Sunday, March 20, 2016


Dear Bongani Siqoko Editor of the Sunday Times,
          When you are trying to bring down South Africa’s President and generally picking on the rogues and incompetents of this world it’s incumbent upon you to ensure that your paper’s reputation for accuracy and fairness is as immaculate as reasonably possible.
          But you can’t do this if the inadequacies of your staff are such that apologies become a regular feature of your paper.
          Since I began following this “sorry story” your paper has carried an apology of some kind almost every single week since  20 December last year(http:sunday times aiming for junk status)
          Most of the biggest ones were forced on your paper after a Press Ombudsman ruling while the less prominent ones were made voluntarily.
          A disturbing thread that runs through far too many of them is that your reporters don’t get both sides of the story and yet your paper is still prepared to publish them.
          Surely you must have been told in the early stages of your career that getting both sides of the story is an absolute must as it is one of the basic rules of journalism.
By not doing this your paper not only increases the risk of making a serious error but it also stands accused of being grossly unfair
          Then too it bolsters the old saying: “Don’t get the other side in case it spoils a good story.”
6 March: Got Gordhan's wife's
name wrong this time
          I accept that it takes a bit of time before complaints to the Ombudsman Johan Retief are finalised so the subject of his recent rulings can’t necessarily be laid at your door as you only became the Sunday Times Editor in November last year.
          Still I assume you must have taken note of them. You were already in the hot seat on 20 December when the following admission was included in your paper’s apology ordered by the Ombudsman after a complaint from Previn Gordhan the Minister of Finance.
          “We accept we were in breach of the Press Code for failing to seek Gordhan’s comment ahead of publication.”
          Having accepted that, your paper keeps on doing it.
          On 14 February in one of your increasingly common Matter of Fact voluntary apologies there was another admission that the person involved “was not asked to comment.”
          It was the same story on 21 February when the ironically named Matter of Fact told us that you had not given the person concerned “an opportunity to respond to the allegation.”
          And today 20 March the headline on Page 2 cries out “Ombudsman finds we failed to let parliament reply.”
          Even your lead story last week headed How Gutptas shopped for new minister showed that not getting both sides of the story appears to have become habitual on your paper.
          Alright you got away with it this time and only you and the reporters concerned will know if it was good luck or careful planning.
          As you know this sensational political splash was based on nothing more than a series of unnamed “sources” - a very dubious form of journalism. It told readers that members of the Gupta family had offered the Deputy Minister of Finance Mcebisi Jonas the Finance Minister’s job held by Nhlanhla Nene.
             The significance being that the Gupta family are known to be very close to President Jacob Zuma and the meeting when this was supposed to have taken place occurred days before Nene was fired by Zuma.
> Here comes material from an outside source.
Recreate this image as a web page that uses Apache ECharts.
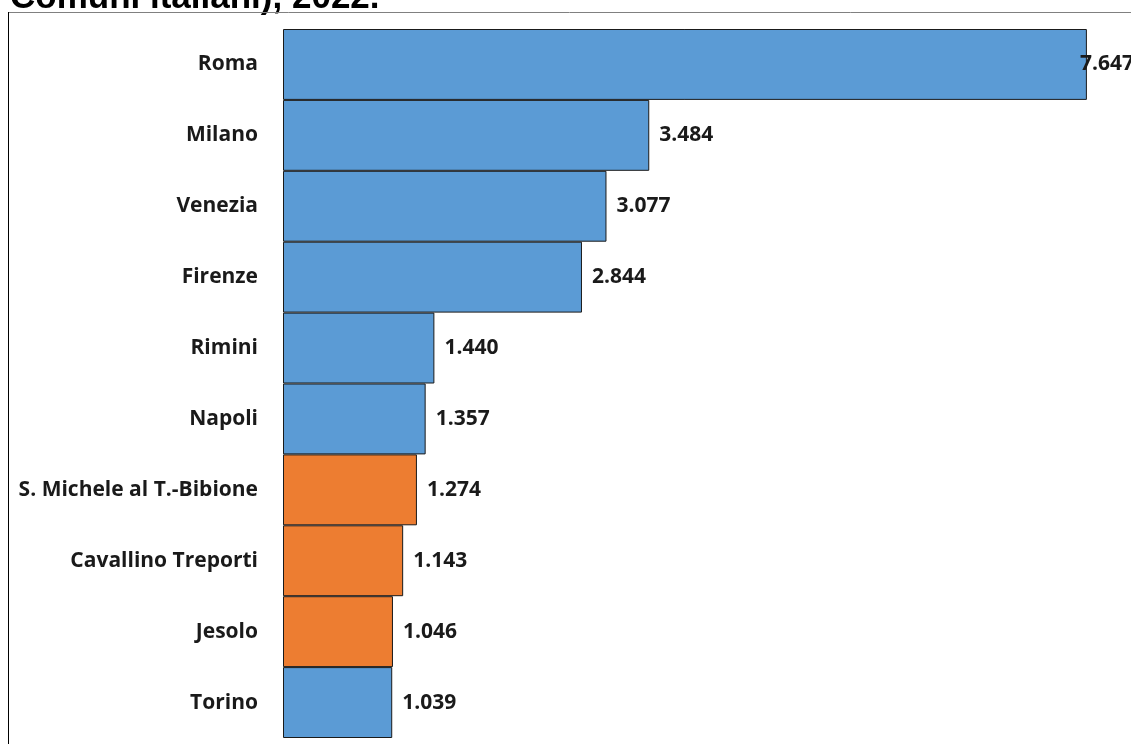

          Your story again showed up the calibre of your own reporters by admitting that your paper was beaten to it by the London Financial Times and this is what sparked your interest in it that week.
          Your paper claimed the controversial meeting took place on 27 November last year, so while your ace scribes were sleeping the Financial Times was digging up the dirt on your turf from half a world away.
          In the old days of Fleet Street journalists got instantly dismissed for missing a big one like this.
13 March: In the Business
section. You would think
that there they would know
the difference between dollars
and rands 

          To get back to my original complaint; the Gupta story revealed that “numerous attempts to get comment from Jonas were unsuccessful yesterday.”  That could only have meant it was on Saturday, your publication day.
          That clause in the Press Council’s Code of Conduct was conveniently forgotten and like your paper has done often recently the story was put to bed without anybody speaking to the Government Minister who was the main focus of the report.
          If as you claimed you were piggy backing on a Financial Times story why was it that your reporters left it to Saturday, the last minute as it were, to try and get hold of Jonas.
          Some cynics might have said your reporters never spoke to Jonas in case he spoilt the big story of the week, like all the people that were named, by denying that he had ever been made the controversial offer.
          You would have thought that by having three of them Thanduxolo Jika, Qaanitah Hunter and Sabelo Skiti on the job at least one of them would have been able to locate Jonas.
          As it turned out a few days after your report was published Jonas publicly admitted that the story that the Guptas had made him the offer was true.
          I wonder if the shareholders of Times Media, the owners of the Sunday Times, are happy with this lotto journalism. It’s lucky when you hit the jackpot, but when it’s played in a national Sunday paper with millions of readers it can cost a fortune in defamation damages when the wrong number comes up.
          Jon, the Poor Man’s Press Ombudsman who gives the other side.